Ids for dictionary tables

Datatype – numeric. These values exist in many tables, have foreign keys and indexes on them. To save disk space and increase performance I do not use varchars or chars.
Length - Dictionaries are opposite kind of tables than tables with transactions, users etc. A cardinality is much more predictable. A number of countries is not constant but it will not double easily. Even if amount of rows is more prone to change (dictionary with color names, account statuses), it is not difficult to determine an order of magnitude.
There are about 190 countries in the world so number(3) should be enough for countries. It is not a rule for all dictionaries. If now I have 3 account statuses defined, it is safer to use number(2) instead of number(1) as it more depends on system functionalities than real objects. That is why they is more chance of adding more.

dictionary

Money amounts

Transaction values, tax values, balances, yearly revenues are various types of money amounts. They differ on a maximum reasonable value.
Datatype – Definitely not a floating-point number. During money calculations, a developer should always have a control on rounding. It is money! That is why fixed precision and scale numbers are the only valid choice. SQL Server has money and smallmoney datatypes. Acceptable is also decimal(p, s). In Oracle number(p, s) seems to be the right choice.
Length – There are two sides of this subject: a number of decimal digits and a scale (a number of digits to the right side of the decimal point). If a field needs to store a price of a single cinema ticket, I can assume, 3 decimal digits should be more than enough, but … if the system may need to support different currencies, 3 digits is not a good choice. There are currencies like Vietnamese Dongs (VND) which have a very low conversion rate to most of other currencies. For example 10 USD = 200 000+ VND. Keeping that in mind, SQL Server money datatype makes sense even for low price items.

Money amounts are often aggregated and stored separately like monthly/yearly sums, total purchases’ values for a region. For those columns, you need to be more careful. Estimating possible values there based on a predicted number of transactions, a maximum reasonable transaction value are factors that help to get a final size of the column. Just multiplying those two values should be enough.
Going back to the cinema ticket example, for a single transaction I would use 7 decimal digits which is 9 999 999 maximum value (because of currencies like VND). For aggregations like single cinema monthly/yearly/total revenue:

10^7 (max ticket price) * 1000 (tickets sold daily) * 365 (days in a year) * 30 (years of the system’s life) = 10^14.

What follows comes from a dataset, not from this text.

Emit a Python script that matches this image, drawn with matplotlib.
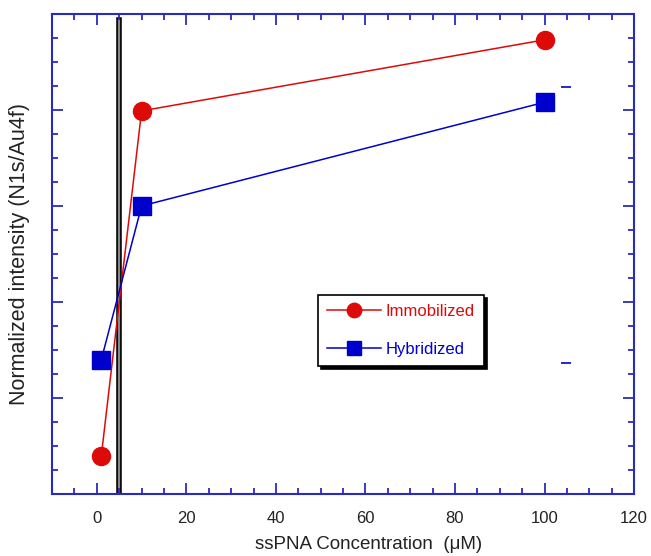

It fits in SQL Server’s money datatype which is able to store up to about 10^15. In this case I do not feel a need to use anything wider. Safety margin is actually already included in all factors used in calculation. 10^7 as a cinema ticket price is a very safe assumption for most of the countries. The same about 30 years of using the system.

When it comes to a scale, majority depends on the currency. Here I trust Microsoft, money datatype uses 4 digits to the right side of the decimal point. I have never encountered a problem caused by this even working with many currencies.

currencies

Summary

For sure it does not exhaust the topic. Common sense and foresight are good partners in choosing datatypes. I hope I succeeded in presenting differences between various types of information needed to be stored in a database. Some of them require more flexibility like names, some of them do not like bank account numbers. While there is no single the best answer of which datatype should be used in a particular case, there are some good and bad choices. It is often worth to spend some time to not pick from the bad ones.